DivestNMU closes Earth Week with guest speaker and climate march


EARTH WEEK— DivestNMU’s climate march will end at Cohodas Hall with speakers and informational tables. Ryley Wilcox/NW

Ryley Wilcox, Staff Writer

DivestNMU, a student organization demanding the university pull investments out of fossil fuels, will host a guest speaker and a climate march to close out the 8th Annual Anderton’s Earth Week at NMU.

The Annual Anderton’s Earth Week honors the memory of the late professor, John B. Anderton (1964-2014), who was a member of the Earth, Environmental and Geographic Department at NMU, and served as the department head from 2008 to 2011. 

Gracie Brett, a co-director of DivestEd, a national organization for divestment for higher education, and college and university campuses, speaks Thursday at 7 p.m. in Jamrich 1311.

“I asked her to talk as if someone knew nothing about divestment because I think there are a lot of people at NMU who don’t understand divestment at all and I want to clear up some misconceptions about it,” said Molly Miller, club member and junior social work major.

A Climate Action March takes place at noon Friday. Marchers will meet at the Wildcat Statue and march to the Cohodas Building with speakers and informational tables following at 2 p.m.

The student organization originally started out as a subgroup of the EcoReps named “divestment.” The group quickly grew and is now its own organization with separate meetings and members, said Miller.

 “Our focus is trying to get NMU to commit to freezing all future investments in the fossil fuel industry, and eventually phasing out all current investments in the fossil fuel industry,” said Miller.

Zoe Tardy, club member and senior environmental science major, said that money that comes into the university is put into the stock market via mutual funds. These funds may be invested into fossil fuel companies or parent companies that are involved in natural resource fossil fuel extraction.

“One way or another, the university is directly or indirectly invested in the destruction of our planet by having these funds going toward these companies that are doing wrong,” said Tardy.

DivestNMU has been developing a proposal since October 2021 to encourage the university to phase out all their investments in fossil fuels by 2028 with at least 50th% phased out by 2025 and 15% divested into low carbon and green funds, said Miller.

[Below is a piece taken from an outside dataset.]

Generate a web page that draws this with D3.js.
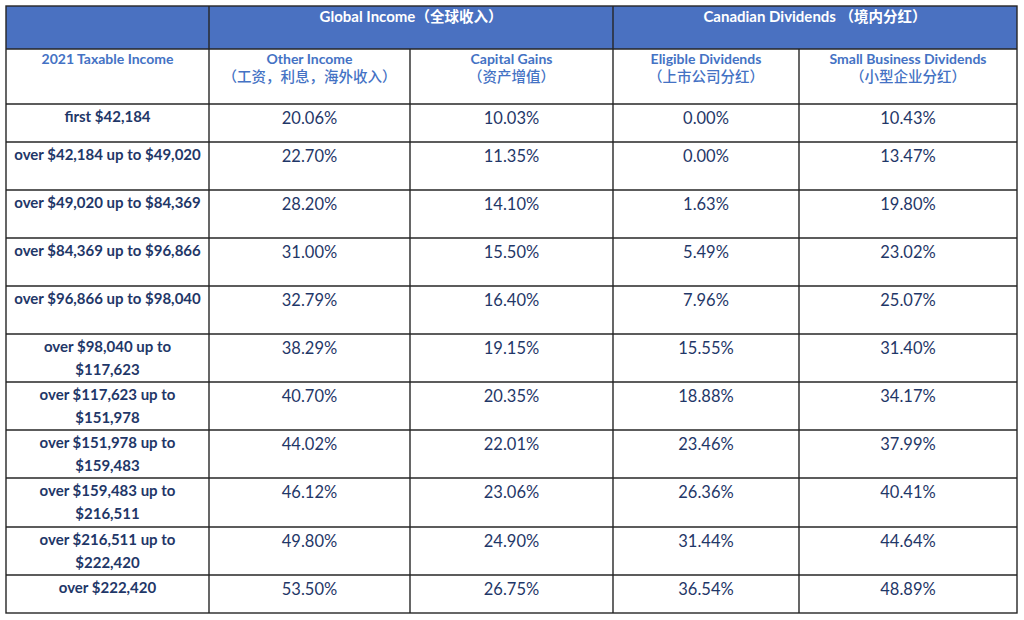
<!DOCTYPE html>
<html><head><meta charset="utf-8">
<script src="https://cdn.jsdelivr.net/npm/d3@7"></script>
<style>
html,body{margin:0;padding:0;background:#fff;}
svg{display:block;}
</style></head>
<body>
<svg id="chart" width="1024" height="620"></svg>
<script>
// ---------- data ----------
const groupHeaders = ["Global Income（全球收入）", "Canadian Dividends （境内分红）"];
const columnHeaders = [
  ["2021 Taxable Income"],
  ["Other Income", "（工资，利息，海外收入）"],
  ["Capital Gains", "（资产增值）"],
  ["Eligible Dividends", "（上市公司分红）"],
  ["Small Business Dividends", "（小型企业分红）"]
];
const brackets = [
  "first $42,184",
  "over $42,184 up to $49,020",
  "over $49,020 up to $84,369",
  "over $84,369 up to $96,866",
  "over $96,866 up to $98,040",
  "over $98,040 up to $117,623",
  "over $117,623 up to $151,978",
  "over $151,978 up to $159,483",
  "over $159,483 up to $216,511",
  "over $216,511 up to $222,420",
  "over $222,420"
];
const otherIncome = [20.06, 22.70, 28.20, 31.00, 32.79, 38.29, 40.70, 44.02, 46.12, 49.80, 53.50];
const capitalGains = [10.03, 11.35, 14.10, 15.50, 16.40, 19.15, 20.35, 22.01, 23.06, 24.90, 26.75];
const eligibleDividends = [0.00, 0.00, 1.63, 5.49, 7.96, 15.55, 18.88, 23.46, 26.36, 31.44, 36.54];
const smallBusinessDividends = [10.43, 13.47, 19.80, 23.02, 25.07, 31.40, 34.17, 37.99, 40.41, 44.64, 48.89];

// ---------- layout ----------
const colEdges = [6, 209, 410, 613, 799, 1017];
const rowEdges = [104, 142, 190, 238, 286, 334, 382, 430, 478, 527, 575, 613];
const tableTop = 6, headBottom = 49;
const LINE = "#262626";
const BLUE_FILL = "#4a71c1";
const BLUE_TEXT = "#4472c4";
const NAVY = "#1f3768";
const LATIN = "Lato, 'Open Sans', sans-serif";
const CJK = "'Noto Sans CJK SC', sans-serif";

const svg = d3.select("#chart");
const colIdx = d3.range(colEdges.length - 1);
const xL = d3.scaleOrdinal().domain(colIdx).range(colEdges.slice(0, -1));
const xR = d3.scaleOrdinal().domain(colIdx).range(colEdges.slice(1));
const xC = i => (xL(i) + xR(i)) / 2;
const rowIdx = d3.range(brackets.length);
const yT = d3.scaleOrdinal().domain(rowIdx).range(rowEdges.slice(0, -1));

const columns = [otherIncome, capitalGains, eligibleDividends, smallBusinessDividends];

// header band
svg.append("rect").attr("x", colEdges[0]).attr("y", tableTop)
  .attr("width", colEdges[colEdges.length-1] - colEdges[0]).attr("height", headBottom - tableTop)
  .attr("fill", BLUE_FILL);

const CJK_RE = /[\u3000-\u303f\u4e00-\u9fff\uff00-\uffef]/;
function mixedText(sel, str, latinWeight, cjkWeight, cjkSize) {
  const runs = str.match(/[\u3000-\u303f\u4e00-\u9fff\uff00-\uffef]+|[^\u3000-\u303f\u4e00-\u9fff\uff00-\uffef]+/g) || [];
  runs.forEach(r => {
    const isCjk = CJK_RE.test(r);
    const ts = sel.append("tspan").text(r)
      .attr("font-family", isCjk ? CJK : LATIN)
      .attr("font-weight", isCjk ? cjkWeight : latinWeight);
    if (isCjk && cjkSize) ts.attr("font-size", cjkSize);
  });
}

// group header text
const groupSpans = [[1, 2], [3, 4]];
groupHeaders.forEach((g, i) => {
  const [a, b] = groupSpans[i];
  const cx = (xL(a) + xR(b)) / 2;
  const t = svg.append("text").attr("x", cx).attr("y", 22)
    .attr("text-anchor", "middle").attr("fill", "#ffffff").attr("font-size", 15)
    .style("white-space", "pre");
  mixedText(t, g, 700, 700, 14.5);
});

// column headers
columnHeaders.forEach((lines, i) => {
  lines.forEach((ln, j) => {
    const t = svg.append("text").attr("x", xC(i)).attr("y", 64 + j * 18)
      .attr("text-anchor", "middle").attr("fill", BLUE_TEXT).attr("font-size", 14);
    mixedText(t, ln, 700, 500, 14.5);
  });
});

// row labels
function wrapLabel(s) {
  if (s.length > 26 && s.indexOf(" up to ") > 0) {
    const k = s.indexOf(" up to ") + 6;
    return [s.slice(0, k), s.slice(k + 1)];
  }
  return [s];
}
rowIdx.forEach(r => {
  const lines = wrapLabel(brackets[r]);
  lines.forEach((ln, j) => {
    svg.append("text").attr("x", xC(0)).attr("y", yT(r) + 18 + j * 23)
      .attr("text-anchor", "middle").attr("fill", NAVY)
      .attr("font-family", LATIN).attr("font-weight", 700).attr("font-size", 15)
      .text(ln);
  });
});

// values
const fmt = d3.format(".2f");
columns.forEach((vals, c) => {
  svg.append("g").selectAll("text").data(vals).join("text")
    .attr("x", xC(c + 1)).attr("y", (d, r) => yT(r) + 20)
    .attr("text-anchor", "middle").attr("fill", NAVY)
    .attr("font-family", LATIN).attr("font-size", 16.5)
    .text(d => fmt(d) + "%");
});

// grid lines
const g = svg.append("g").attr("stroke", LINE).attr("stroke-width", 1.4).attr("fill", "none");
g.append("rect").attr("x", colEdges[0]).attr("y", tableTop)
  .attr("width", colEdges[colEdges.length-1] - colEdges[0])
  .attr("height", rowEdges[rowEdges.length-1] - tableTop);
[headBottom].concat(rowEdges.slice(0, -1)).forEach(y => {
  g.append("line").attr("x1", colEdges[0]).attr("x2", colEdges[colEdges.length-1])
    .attr("y1", y).attr("y2", y);
});
colEdges.slice(1, -1).forEach((x, i) => {
  const full = (i === 0 || i === 2);
  g.append("line").attr("x1", x).attr("x2", x)
    .attr("y1", full ? tableTop : headBottom).attr("y2", rowEdges[rowEdges.length-1]);
});
</script>
</body></html>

“I had some questions like how do you think the university can afford this? And I was like, well, I don’t see how they can afford not doing this,” said Miller. “Over the last 10 years, our economic report and the heat map show we’ve lost the most money from oil and gas.”

Another goal of DivestNMU and the university is to go carbon neutral, said Maggie Bailey, club member and junior environmental science major.

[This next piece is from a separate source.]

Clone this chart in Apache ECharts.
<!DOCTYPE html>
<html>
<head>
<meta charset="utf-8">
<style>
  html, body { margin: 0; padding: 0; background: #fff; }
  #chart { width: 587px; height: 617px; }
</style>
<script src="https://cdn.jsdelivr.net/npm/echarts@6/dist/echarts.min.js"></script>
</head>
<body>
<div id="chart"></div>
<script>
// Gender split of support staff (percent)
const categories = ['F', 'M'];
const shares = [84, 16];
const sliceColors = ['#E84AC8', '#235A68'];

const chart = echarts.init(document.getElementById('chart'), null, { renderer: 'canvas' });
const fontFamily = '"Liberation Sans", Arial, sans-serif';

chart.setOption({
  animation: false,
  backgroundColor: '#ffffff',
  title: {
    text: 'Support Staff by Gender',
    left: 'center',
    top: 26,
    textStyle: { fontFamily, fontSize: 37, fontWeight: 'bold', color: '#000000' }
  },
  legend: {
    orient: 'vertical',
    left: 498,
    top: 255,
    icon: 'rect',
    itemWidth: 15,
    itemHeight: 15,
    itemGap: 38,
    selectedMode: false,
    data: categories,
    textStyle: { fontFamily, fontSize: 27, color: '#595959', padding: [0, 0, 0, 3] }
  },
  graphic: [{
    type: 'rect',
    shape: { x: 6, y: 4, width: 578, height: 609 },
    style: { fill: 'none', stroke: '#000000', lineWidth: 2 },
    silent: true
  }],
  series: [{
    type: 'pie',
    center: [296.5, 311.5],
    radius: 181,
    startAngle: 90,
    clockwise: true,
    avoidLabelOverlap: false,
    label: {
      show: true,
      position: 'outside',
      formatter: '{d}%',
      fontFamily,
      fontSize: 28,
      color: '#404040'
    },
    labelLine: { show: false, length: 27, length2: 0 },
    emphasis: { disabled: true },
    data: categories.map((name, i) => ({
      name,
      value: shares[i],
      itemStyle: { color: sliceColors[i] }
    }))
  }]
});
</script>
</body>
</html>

“In order to be carbon neutral, they have to divest. So having the student body be aware of that I think is really important and gaining momentum for this will mean hopefully it gets carried out soon here,” said Bailey.

In the past, the student organization has put together informational tables in academic buildings and petitions to garner support from students, said Bailey.

In addition to environmental sustainability, DivestNMU promotes both social and environmental justice, said Tardy.

“You can’t have environmental sustainability without talking about environmental justice,” said Tardy. “And you can’t talk about environmental justice, obviously, without talking about social justice.”

As individuals, students can only do so much to halt the climate crisis, said Tardy.

“A lot of times when we’re thinking about sustainability, we talk about people who go vegan and ride their bikes and recycle,” said Tardy. “And those things are all really important, but at the same time, you can only go so far down the path of personal sustainability.”

Miller said she thinks the key to making improvements in the climate crisis are done via collective action and institutional change, such as asking the university to divest.

To the members of DivestNMU, attending events like the climate march is a no-brainer, said Tardy.

“Why wouldn’t you? This is our planet and we are the young people today, who will be the elderly people suffering the consequences of this in the future if we don’t participate in things like this,” said Tardy.

This week, DivestNMU also organized a poster-making event in the Olson Library on Tuesday and an Earth Week Fair in Jamrich Hall on Wednesday.

“I just think if you care about the Earth, if you care about your future, these are events that you should attend,” said Bailey.